- Directions -
Start at the line holding "Write a web", stop at the line holding "const tickLabels = ['0.0', '0.2', '0.4', '0.6', '0.8', '1.0'];", and repeat those lines exactly, both ends included; skip the pictures.
### Input material
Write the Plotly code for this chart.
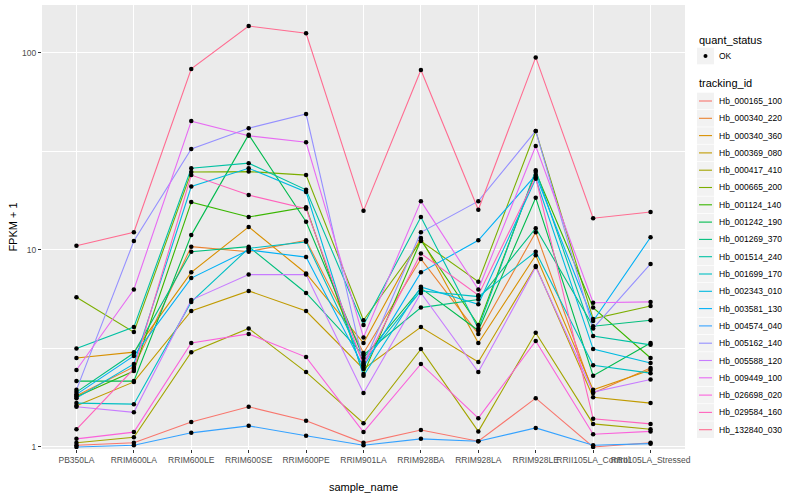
import plotly.graph_objects as go

samples = ["PB350LA", "RRIM600LA", "RRIM600LE", "RRIM600SE", "RRIM600PE", "RRIM901LA",
           "RRIM928BA", "RRIM928LA", "RRIM928LE", "RRII105LA_Control", "RRII105LA_Stressed"]

tracking_ids = ["Hb_000165_100", "Hb_000340_220", "Hb_000340_360", "Hb_000369_080",
                "Hb_000417_410", "Hb_000665_200", "Hb_001124_140", "Hb_001242_190",
                "Hb_001269_370", "Hb_001514_240", "Hb_001699_170", "Hb_002343_010",
                "Hb_003581_130", "Hb_004574_040", "Hb_005162_140", "Hb_005588_120",
                "Hb_009449_100", "Hb_026698_020", "Hb_029584_160", "Hb_132840_030"]

colors = ["#F8766D", "#EA8331", "#D89000", "#C09B00", "#A3A500", "#7CAE00", "#39B600",
          "#00BB4E", "#00BF7D", "#00C1A3", "#00BFC4", "#00BAE0", "#00B0F6", "#35A2FF",
          "#9590FF", "#C77CFF", "#E76BF3", "#FA62DB", "#FF62BC", "#FF6C91"]

# FPKM + 1 per tracking_id, in sample order
hb_000165_100 = [1.02, 1.05, 1.34, 1.60, 1.36, 1.05, 1.22, 1.07, 1.77, 1.00, 1.05]
hb_000340_220 = [1.82, 2.55, 10.4, 9.8, 11.2, 3.0, 9.0, 3.75, 12.3, 1.88, 2.52]
hb_000340_360 = [2.83, 3.03, 7.7, 13.1, 7.6, 3.37, 11.5, 3.37, 9.4, 1.95, 2.46]
hb_000369_080 = [1.62, 2.14, 4.9, 6.2, 4.9, 2.49, 4.06, 2.7, 8.3, 1.79, 1.67]
hb_000417_410 = [1.05, 1.12, 3.03, 4.0, 2.4, 1.32, 3.14, 1.2, 3.8, 1.31, 1.23]
hb_000665_200 = [5.76, 3.83, 24.9, 25.0, 24.0, 4.4, 11.1, 6.9, 40.2, 4.47, 5.2]
hb_001124_140 = [1.80, 2.43, 17.5, 14.7, 16.5, 2.35, 11.2, 4.16, 24.9, 5.1, 2.83]
hb_001242_190 = [2.16, 2.16, 11.9, 38.5, 13.9, 2.83, 6.4, 3.9, 18.4, 2.3, 3.37]
hb_001269_370 = [1.90, 3.0, 9.8, 10.4, 6.05, 2.93, 5.1, 5.6, 12.9, 4.1, 4.4]
hb_001514_240 = [3.16, 4.06, 26.0, 27.6, 20.2, 4.16, 14.7, 4.0, 25.4, 3.66, 3.3]
hb_001699_170 = [1.67, 1.65, 5.45, 10.2, 11.0, 2.7, 6.2, 5.8, 9.8, 2.6, 2.37]
hb_002343_010 = [1.77, 2.64, 21.0, 26.0, 19.7, 2.3, 6.5, 5.3, 23.0, 3.14, 2.67]
hb_003581_130 = [1.85, 2.9, 7.2, 10.0, 9.2, 2.55, 7.7, 11.2, 24.0, 4.36, 11.6]
hb_004574_040 = [1.00, 1.02, 1.18, 1.28, 1.14, 1.02, 1.10, 1.07, 1.25, 1.02, 1.04]
hb_005162_140 = [1.95, 11.1, 32.6, 41.5, 49.0, 2.64, 12.3, 17.7, 40.2, 4.0, 8.5]
hb_005588_120 = [1.60, 1.50, 5.57, 7.5, 7.5, 1.88, 6.05, 2.4, 8.2, 1.9, 2.2]
hb_009449_100 = [2.46, 6.3, 45.1, 38.0, 35.2, 3.6, 17.7, 6.3, 33.7, 5.4, 5.45]
hb_026698_020 = [1.10, 1.19, 3.37, 3.75, 2.86, 1.19, 2.64, 1.4, 3.45, 1.16, 1.2]
hb_029584_160 = [1.23, 2.49, 24.0, 19.0, 16.2, 2.6, 9.6, 5.9, 23.4, 1.39, 1.31]
hb_132840_030 = [10.5, 12.3, 83.0, 137.0, 126.0, 15.8, 82.0, 16.0, 95.0, 14.5, 15.6]

series = [hb_000165_100, hb_000340_220, hb_000340_360, hb_000369_080, hb_000417_410,
          hb_000665_200, hb_001124_140, hb_001242_190, hb_001269_370, hb_001514_240,
          hb_001699_170, hb_002343_010, hb_003581_130, hb_004574_040, hb_005162_140,
          hb_005588_120, hb_009449_100, hb_026698_020, hb_029584_160, hb_132840_030]

FONT = "Liberation Sans, Arial, sans-serif"
W, H = 800, 500
ML, MR, MT, MB = 42, 115, 5, 51
PW, PH = W - ML - MR, H - MT - MB


def px(x):
    return (x - ML) / PW


def py(y):
    return (H - MB - y) / PH


fig = go.Figure()

for name, vals, col in zip(tracking_ids, series, colors):
    fig.add_trace(go.Scatter(
        x=samples, y=vals, mode="lines", name=name,
        line=dict(color=col, width=1.1), showlegend=False,
    ))

all_x = [s for vals in series for s in samples]
all_y = [v for vals in series for v in vals]
fig.add_trace(go.Scatter(
    x=all_x, y=all_y, mode="markers", name="OK",
    marker=dict(color="black", size=4.5), showlegend=False,
))

# ---- ggplot-style legend drawn in paper coordinates ----
shapes = []
annotations = []
KX0, KX1 = 697, 714
TX = 717


def title(text, y):
    annotations.append(dict(x=px(KX0), y=py(y), xref="paper", yref="paper", text=text,
                            showarrow=False, xanchor="left", yanchor="middle",
                            font=dict(size=11, color="black", family=FONT)))


def key_box(yc):
    shapes.append(dict(type="rect", xref="paper", yref="paper",
                       x0=px(KX0), x1=px(KX1), y0=py(yc + 8.3), y1=py(yc - 8.3),
                       fillcolor="#F2F2F2", line=dict(width=0), layer="above"))


def label(text, yc):
    annotations.append(dict(x=px(TX), y=py(yc), xref="paper", yref="paper", text=text,
                            showarrow=False, xanchor="left", yanchor="middle",
                            font=dict(size=8.5, color="black", family=FONT)))


title("quant_status", 40)
key_box(56)
shapes.append(dict(type="circle", xref="paper", yref="paper",
                   x0=px(703.5), x1=px(707.5), y0=py(58), y1=py(54),
                   fillcolor="black", line=dict(width=0), layer="above"))
label("OK", 56)

title("tracking_id", 83)
for i, (name, col) in enumerate(zip(tracking_ids, colors)):
    yc = 101 + 17.3 * i
    key_box(yc)
    shapes.append(dict(type="line", xref="paper", yref="paper",
                       x0=px(699), x1=px(712), y0=py(yc), y1=py(yc),
                       line=dict(color=col, width=1.1), layer="above"))
    label(name, yc)

fig.update_layout(
    width=W, height=H,
    margin=dict(l=ML, r=MR, t=MT, b=MB, autoexpand=False),
    paper_bgcolor="white", plot_bgcolor="#EBEBEB",
    font=dict(family=FONT, size=9, color="#4D4D4D"),
    showlegend=False,
    shapes=shapes, annotations=annotations,
)
fig.update_xaxes(
    type="category", categoryorder="array", categoryarray=samples,
    range=[-0.6, 10.6], showgrid=True, gridcolor="white", gridwidth=1.1,
    ticks="outside", ticklen=3, tickcolor="#333333", tickangle=0,
    tickfont=dict(size=8.5, color="#4D4D4D"), zeroline=False, showline=False,
    automargin=False,
    title=dict(text="sample_name", font=dict(size=11, color="black"), standoff=19),
)
fig.update_yaxes(
    type="log", range=[-0.0102, 2.2436],
    tickmode="array", tickvals=[1, 10, 100], ticktext=["1", "10", "100"],
    showgrid=True, gridcolor="white", gridwidth=1.1,
    minor=dict(tickmode="array", tickvals=[10 ** 0.5, 10 ** 1.5], showgrid=True,
               gridcolor="white", gridwidth=0.5, ticks=""),
    ticks="outside", ticklen=3, tickcolor="#333333",
    tickfont=dict(size=8.5, color="#4D4D4D"), zeroline=False, showline=False,
    automargin=False,
    title=dict(text="FPKM + 1", font=dict(size=11, color="black"), standoff=2),
)

fig.write_html("out.html", config={"displayModeBar": False},
               post_script="document.body.style.margin='0';")
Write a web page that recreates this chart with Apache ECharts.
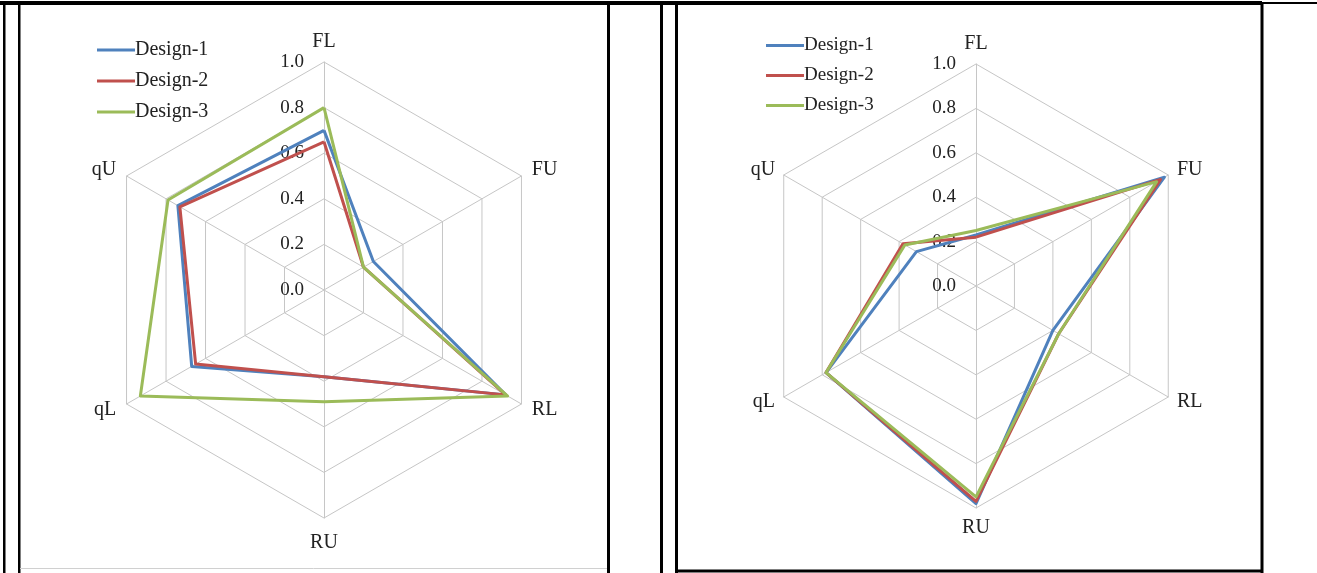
<!DOCTYPE html>
<html>
<head>
<meta charset="utf-8">
<script src="https://cdn.jsdelivr.net/npm/echarts@6/dist/echarts.min.js"></script>
<style>
  html, body { margin: 0; padding: 0; background: #fff; }
  #chart { width: 1317px; height: 573px; }
</style>
</head>
<body>
<div id="chart"></div>
<script>
// Axis names in clockwise order as they appear (FL at top)
const axisNames = ['FL', 'FU', 'RL', 'RU', 'qL', 'qU'];
const seriesNames = ['Design-1', 'Design-2', 'Design-3'];
const seriesColors = ['#4F81BD', '#C0504D', '#9BBB59'];
const tickLabels = ['0.0', '0.2', '0.4', '0.6', '0.8', '1.0'];

// Left chart values (FL, FU, RL, RU, qL, qU)
const leftDesign1 = [0.70, 0.25, 0.92, 0.38, 0.67, 0.74];
const leftDesign2 = [0.65, 0.20, 0.92, 0.38, 0.65, 0.73];
const leftDesign3 = [0.80, 0.20, 0.93, 0.49, 0.93, 0.79];

// Right chart values (FL, FU, RL, RU, qL, qU)
const rightDesign1 = [0.23, 0.98, 0.40, 0.98, 0.78, 0.31];
const rightDesign2 = [0.22, 0.96, 0.43, 0.97, 0.78, 0.38];
const rightDesign3 = [0.25, 0.94, 0.43, 0.95, 0.78, 0.37];

// ECharts lays indicators out counter-clockwise; reorder to appear clockwise
const order = [0, 5, 4, 3, 2, 1];
const reorder = arr => order.map(i => arr[i]);

const FONT = 'Liberation Serif';

function makeIndicators(gaps) {
  return order.map((i, k) => {
    const ind = { name: axisNames[i], min: 0, max: 1, nameGap: gaps[i] };
    if (k === 0) {
      ind.axisLabel = {
        show: true,
        formatter: v => tickLabels[Math.round(v / 0.2)] ?? v.toFixed(1),
        color: '#222',
        fontFamily: FONT,
        fontSize: 19,
        margin: 20
      };
    }
    return ind;
  });
}

function makeRadar(center, radius, gaps) {
  return {
    center: center,
    radius: radius,
    startAngle: 90,
    shape: 'polygon',
    splitNumber: 5,
    indicator: makeIndicators(gaps),
    axisName: { color: '#222', fontFamily: FONT, fontSize: 20 },
    nameGap: 10,
    axisLine: { show: true, lineStyle: { color: '#c6c6c6', width: 1 } },
    splitLine: { show: true, lineStyle: { color: '#c6c6c6', width: 1 } },
    splitArea: { show: false },
    axisTick: { show: false },
    axisLabel: { show: false }
  };
}

function makeData(arrs) {
  return arrs.map((arr, k) => ({
    name: seriesNames[k],
    value: reorder(arr),
    symbol: 'none',
    lineStyle: { color: seriesColors[k], width: 3 },
    itemStyle: { color: seriesColors[k] }
  }));
}

function makeLegend(left, top, fontSize) {
  return {
    orient: 'vertical',
    left: left,
    top: top,
    icon: 'rect',
    itemWidth: 38,
    itemHeight: 3,
    itemGap: 11,
    data: seriesNames,
    textStyle: { color: '#222', fontFamily: FONT, fontSize: fontSize, padding: [0, 0, 0, -5] },
    selectedMode: false
  };
}

const chart = echarts.init(document.getElementById('chart'), null, { renderer: 'canvas' });

const black = '#000';
const option = {
  animation: false,
  backgroundColor: '#fff',
  legend: [
    makeLegend(92, 35, 20),
    makeLegend(761, 31, 19)
  ],
  radar: [
    makeRadar([324, 290], 228, [10, 12, 12, 15, 12, 12]),
    makeRadar([976, 286], 222, [10, 10, 10, 10, 10, 10])
  ],
  series: [
    { type: 'radar', radarIndex: 0, data: makeData([leftDesign1, leftDesign2, leftDesign3]) },
    { type: 'radar', radarIndex: 1, data: makeData([rightDesign1, rightDesign2, rightDesign3]) }
  ],
  graphic: [
    // outer table lines
    { type: 'rect', shape: { x: 0, y: 1, width: 1262, height: 4 }, style: { fill: black }, silent: true },
    { type: 'rect', shape: { x: 1262, y: 2, width: 55, height: 2 }, style: { fill: black }, silent: true },
    { type: 'rect', shape: { x: 3, y: 1, width: 2.5, height: 572 }, style: { fill: black }, silent: true },
    { type: 'rect', shape: { x: 660, y: 1, width: 3, height: 572 }, style: { fill: black }, silent: true },
    // left chart box
    { type: 'rect', shape: { x: 18, y: 3, width: 2.5, height: 570 }, style: { fill: black }, silent: true },
    { type: 'rect', shape: { x: 607, y: 3, width: 3, height: 570 }, style: { fill: black }, silent: true },
    { type: 'line', shape: { x1: 20, y1: 568.5, x2: 607, y2: 568.5 }, style: { stroke: '#d0d0d0', lineWidth: 1 }, silent: true },
    // right chart box
    { type: 'rect', shape: { x: 675, y: 3, width: 3, height: 570 }, style: { fill: black }, silent: true },
    { type: 'rect', shape: { x: 1260.5, y: 3, width: 3, height: 570 }, style: { fill: black }, silent: true },
    { type: 'rect', shape: { x: 675, y: 569.5, width: 588, height: 3 }, style: { fill: black }, silent: true }
  ]
};

chart.setOption(option);
</script>
</body>
</html>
######
- Written response -
Write a web page that recreates this chart with Apache ECharts.
<!DOCTYPE html>
<html>
<head>
<meta charset="utf-8">
<script src="https://cdn.jsdelivr.net/npm/echarts@6/dist/echarts.min.js"></script>
<style>
  html, body { margin: 0; padding: 0; background: #fff; }
  #chart { width: 1317px; height: 573px; }
</style>
</head>
<body>
<div id="chart"></div>
<script>
// Axis names in clockwise order as they appear (FL at top)
const axisNames = ['FL', 'FU', 'RL', 'RU', 'qL', 'qU'];
const seriesNames = ['Design-1', 'Design-2', 'Design-3'];
const seriesColors = ['#4F81BD', '#C0504D', '#9BBB59'];
const tickLabels = ['0.0', '0.2', '0.4', '0.6', '0.8', '1.0'];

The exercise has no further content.